The other interesting thing with the Audible narration? The narrator is the same as that of Looking for Alaska by John Green. Very jarring for me originally since the two books are very different. #audiobookproblems.

Now to watch the movie

Popsugar Reading Challenge: *New York Times Bestseller
*it’s not a best seller now, but it was when published.

Red Queen

I saw this book coming through the library constantly. Aside from Harry Potter, I generally do not enjoy fantasy. However, I figured I should try this book out, and knock out a category for the Popsugar Reading Challenge.

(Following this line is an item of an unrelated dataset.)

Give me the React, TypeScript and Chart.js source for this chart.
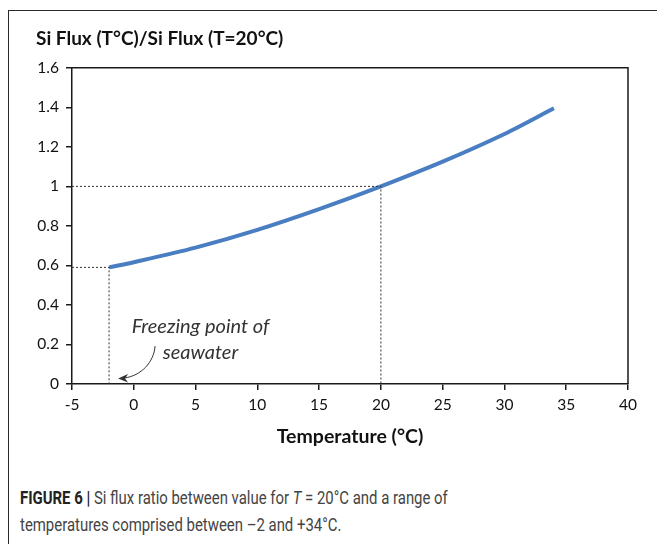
import React, { useEffect, useRef } from "react";
import { Chart, registerables } from "chart.js";

Chart.register(...registerables);

// Data
const temperatures = [-2, 0, 5, 10, 15, 20, 25, 30, 34];
const fluxRatio = [0.59, 0.616, 0.69, 0.78, 0.885, 1.0, 1.125, 1.265, 1.395];

const freezingGuide = [
  { x: -5, y: 0.59 },
  { x: -2, y: 0.59 },
  { x: -2, y: 0 },
];
const refGuide = [
  { x: -5, y: 1 },
  { x: 20, y: 1 },
  { x: 20, y: 0 },
];

const xTicks = [-5, 0, 5, 10, 15, 20, 25, 30, 35, 40];
const yTicks = [0, 0.2, 0.4, 0.6, 0.8, 1, 1.2, 1.4, 1.6];

const chartTitle = "Si Flux (T°C)/Si Flux (T=20°C)";
const xTitle = "Temperature (°C)";
const noteLines = ["Freezing point of", "seawater"];

const FONT = "Lato, 'Open Sans', 'DejaVu Sans', sans-serif";

const framePlugin = {
  id: "frameAndNote",
  afterDatasetsDraw(chart: any) {
    const { ctx, chartArea, scales } = chart;
    const xs = scales.x;
    const ys = scales.y;
    ctx.save();
    // top and right border of plot box
    ctx.strokeStyle = "#1a1a1a";
    ctx.lineWidth = 1.5;
    ctx.beginPath();
    ctx.moveTo(chartArea.left, chartArea.top);
    ctx.lineTo(chartArea.right, chartArea.top);
    ctx.lineTo(chartArea.right, chartArea.bottom);
    ctx.stroke();

    // annotation text
    ctx.fillStyle = "#333";
    ctx.font = `italic 20px ${FONT}`;
    ctx.textAlign = "center";
    ctx.textBaseline = "middle";
    ctx.fillText(noteLines[0], xs.getPixelForValue(5.4), ys.getPixelForValue(0.29));
    ctx.fillText(noteLines[1], xs.getPixelForValue(5.4), ys.getPixelForValue(0.16));

    // curved arrow
    const tipX = xs.getPixelForValue(-2) + 9;
    const tipY = ys.getPixelForValue(0) - 6;
    const sx = tipX + 37;
    const sy = tipY - 32;
    ctx.strokeStyle = "#333";
    ctx.lineWidth = 1;
    ctx.beginPath();
    ctx.moveTo(sx, sy);
    ctx.bezierCurveTo(sx - 1, sy + 16, sx - 14, tipY - 2, tipX + 6, tipY);
    ctx.stroke();
    ctx.fillStyle = "#333";
    ctx.beginPath();
    ctx.moveTo(tipX, tipY + 0.5);
    ctx.lineTo(tipX + 10, tipY - 4);
    ctx.lineTo(tipX + 7, tipY + 0.5);
    ctx.lineTo(tipX + 10, tipY + 4.5);
    ctx.closePath();
    ctx.fill();
    ctx.restore();
  },
};

function SiFluxChart() {
  const ref = useRef<HTMLCanvasElement | null>(null);
  useEffect(() => {
    if (!ref.current) return;
    const chart = new Chart(ref.current, {
      type: "line",
      data: {
        datasets: [
          {
            label: "freezing",
            data: freezingGuide,
            borderColor: "#333",
            borderWidth: 1,
            borderDash: [2, 2],
            pointRadius: 0,
            tension: 0,
          },
          {
            label: "reference",
            data: refGuide,
            borderColor: "#333",
            borderWidth: 1,
            borderDash: [2, 2],
            pointRadius: 0,
            tension: 0,
          },
          {
            label: "Si flux ratio",
            data: temperatures.map((t, i) => ({ x: t, y: fluxRatio[i] })),
            borderColor: "#4a7ec2",
            borderWidth: 4,
            pointRadius: 0,
            tension: 0.3,
            borderCapStyle: "butt",
          },
        ],
      },
      options: {
        animation: false,
        responsive: false,
        maintainAspectRatio: false,
        layout: { padding: { left: 36, right: 29, top: 0, bottom: 6 } },
        plugins: {
          legend: { display: false },
          tooltip: { enabled: false },
          title: {
            display: true,
            text: chartTitle,
            align: "start",
            color: "#111",
            font: { family: FONT, size: 19, weight: "bold" },
            padding: { top: 27, bottom: 18 },
          },
        },
        scales: {
          x: {
            type: "linear",
            min: -5,
            max: 40,
            afterBuildTicks: (axis: any) => {
              axis.ticks = xTicks.map((v) => ({ value: v }));
            },
            afterFit: (axis: any) => {
              axis.height = 70;
            },
            ticks: {
              color: "#111",
              font: { family: FONT, size: 15.5 },
              padding: 6,
              maxRotation: 0,
              callback: (v: any) => String(v),
            },
            grid: { drawOnChartArea: false, drawTicks: true, tickLength: 6, color: "#1a1a1a", lineWidth: 1.5 },
            border: { display: true, color: "#1a1a1a", width: 1.5 },
            title: {
              display: true,
              text: xTitle,
              color: "#111",
              font: { family: FONT, size: 19.5, weight: "bold" },
              padding: { top: 4, bottom: 6 },
            },
          },
          y: {
            type: "linear",
            min: 0,
            max: 1.6,
            afterBuildTicks: (axis: any) => {
              axis.ticks = yTicks.map((v) => ({ value: v }));
            },
            afterFit: (axis: any) => {
              axis.width = 36;
            },
            ticks: {
              color: "#111",
              font: { family: FONT, size: 15.5 },
              padding: 7,
              callback: (v: any) => String(Number(Number(v).toFixed(1))),
            },
            grid: { drawOnChartArea: false, drawTicks: true, tickLength: 6, color: "#1a1a1a", lineWidth: 1.5 },
            border: { display: true, color: "#1a1a1a", width: 1.5 },
          },
        },
      },
      plugins: [framePlugin],
    } as any);
    return () => chart.destroy();
  }, []);
  return <canvas ref={ref} width={657} height={460} style={{ position: "absolute", left: 0, top: 0, width: 657, height: 460 }} />;
}

export default function App() {
  return (
    <div style={{ position: "fixed", left: 0, top: 0, width: 657, height: 544, overflow: "hidden", background: "#fff" }}>
      <div
        style={{
          position: "absolute",
          left: 8,
          top: 10,
          width: 720,
          height: 620,
          border: "1.5px solid #2a2a2a",
          boxSizing: "border-box",
        }}
      />
      <SiFluxChart />
      <div
        style={{
          position: "absolute",
          left: 20,
          top: 484,
          width: 760,
          whiteSpace: "nowrap",
          transform: "scaleX(0.785)",
          transformOrigin: "0 0",
          fontFamily: "Roboto, 'Liberation Sans', sans-serif",
          fontSize: 19,
          lineHeight: "27px",
          color: "#444",
        }}
      >
        <span style={{ fontWeight: "bold", color: "#222" }}>FIGURE 6 | </span>
        Si flux ratio between value for <i>T</i> = 20°C and a range of
        <br />
        temperatures comprised between –2 and +34°C.
      </div>
    </div>
  );
}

Two birds with one stone, right?


I downloaded Red Queen by Victoria Aveyard and started listening sometime in mid-June. As I write this, I already forgot some of the plot points because I just did not find them memorable. One review I read described the series as The Hunger Games meets X-Men, which pretty much sums it up. While that description sounds awesome it all felt old–we’ve seen this, or read this, and Aveyard added nothing new to the tried plot. Except maybe an excessive use of flowery language. She really needed a strict editor…

The story follows Mare, a Red girl with no future prospect outside the military and pickpocketing. In Mare’s world the Reds, or those with red blood, are the servant/workign class, while the silvers (those with silver blood) are the elites. Aside from the different colors of blood, the silvers mutated and now have “abilities,” like the ability to control fire or metal, or someones mind. Through a series of events, it is discovered that Mare has an ability of her own, something that could change the dynamic of the kingdom forever.

The Circle

The Circle by Dave Eggars filled my “book becoming a movie this year” in the Popsugar Reading Challenge 2016. This challenge is really forcing me to read a lot of dystopian/science fiction novels, which are not my forte.


This particular book was creepy and dystopian in a way that could actually happen though. Mae begins working at a company called The Circle, a google/facebook like company. Throughout her time there the mindset in this organization becomes more and more along the lines of “secrets are lies” and staff are required to post X number of posts on the Circle, follow X number of people, etc etc. Their entire lives are on social media, and nobody sees a problem with that.Well except Mae’s parents and ex-boyfriend Mercer, and she resents them for their “backwardness.”

The passages in which Mae is dealing in customer relationships and the neediness of the customers really stressed me out. I’m not sure why those passages in particular bothered me, but the expectation that everyone will “like” our postings or help us all the time rings so true. Of course, the book delves into even deeper issues, but I won’t get into those here. I don’t want to ruin it for anybody!

I can’t say I loved this book, but it certainly kept me invested and I talked about it A LOT. Sorry friends and family, I’m sure I drove you nuts.

Looking for Alaska

I wanted to love Looking for Alaska by John Green, but I just didn’t. Maybe I just don’t get John Green. I enjoy his books, so far Paper Towns is my favorite, but I don’t love them the way everyone else does. 

When I last mentioned  Looking for Alaska I had high hopes. My husband and I laughed and commiserated with Miles (Pudge) as he integrated himself into his new boarding school, befriending Chip (The Colonel) and Takumi and falling head over heels for Alaska. 

Then the “after” happens. I don’t want to say too much and give away the plot, but Pudge drove me crazy. 

Despite not loving any of his books, I’m still not going to give up on John Green. An Abundnace of Katherines is still on my to read list.